EDUCATION

Love of art and learning

Nobel Prize winner William Campbell speaks at Berwick Academy

John Doyle
jdoyle@seacoastonline.com
William C. Campbell, winner of the 2015 Nobel Prize in Physiology or Medicine, speaks to students at Berwick Academy about worm parasites. [John Huff/Fosters.com]

SOUTH BERWICK, Maine — Dr. William Campbell is well known as a man of worms. He's also an accomplished painter of worms.

Campbell visited Berwick Academy on Tuesday to discuss his work discovering a therapy to fight infections caused by roundworms, for which he was awarded the Nobel Prize in Physiology or Medicine in 2015. He also discussed his love of painting, which he said is more than just a hobby.

"Some people focus on one subject and then have a hobby to sort of escape from their main subject," said Campbell, who lives in North Andover, Massachusetts. "I don't look at it that way at all. I'm not painting pictures to escape from the science that I do. I want to bring the science with me into the painting, and bring the two together."
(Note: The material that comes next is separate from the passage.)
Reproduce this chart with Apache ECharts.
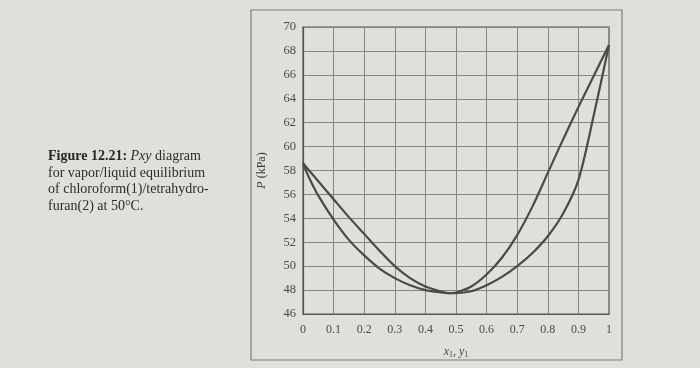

Speaking before a packed house at the school's Patricia Baldwin Whipple Arts Center, the 88-year-old Campbell shared slides of his paintings, which reflect his passion for roundworms and other kinds of parasitic worms. His artwork features parasitic worms which he considers "beautiful."

Senior Nikhil Agarwal said he was impressed with what Campbell had to say about distributing drugs to fight onchocerciasis, commonly known as river blindness, a parasitic disease that has plagued remote communities in Africa, Latin America, and Yemen.

"A lot of people think about pharmacological companies developing drugs, and then kind of ignore the difficulty of the process of distribution," Agarwal said. "But I think Dr. Campbell emphasized that, and I think that's very interesting."

Mahesh Agarwal, also a senior, thought it was interesting that Dr. Campbell is also an artist. 

"We kind of think of art and science as separate, but he is both an artist and a scientist, and that's really rare," Mahesh said.

Around the time he received his Nobel Prize, Campbell said he visited the White House to meet President Barack Obama, who presented Campbell with a gift of a stuffed animal – a heartworm.

"I still have it," Campbell said. "It's my only stuffed animal. That was very special."

Many in the audience seemed surprised to learn Campbell did not start to study science until he was in high school growing up in Ireland. He said despite that, he had teachers before who inspired a deep love of learning.

"I had never heard, literally, of chemistry or physics," Campbell said. "But nevertheless they instilled in me a love of learning. Not knowledge necessarily to be useful – although of course it is useful – not just to show off, but just to have the satisfaction of knowing something you didn't know before."

"I thought it was amazing," said Berwick Academy senior Emily Allen. "I loved his whole approach to learning. He really has a passion, both in his artwork and his research."

The Nobel Prize in Physiology or Medicine 2015 was divided, one half jointly to William C. Campbell and Satoshi Ōmura "for their discoveries concerning a novel therapy against infections caused by roundworm parasites" and the other half to Youyou Tu "for her discoveries concerning a novel therapy against malaria."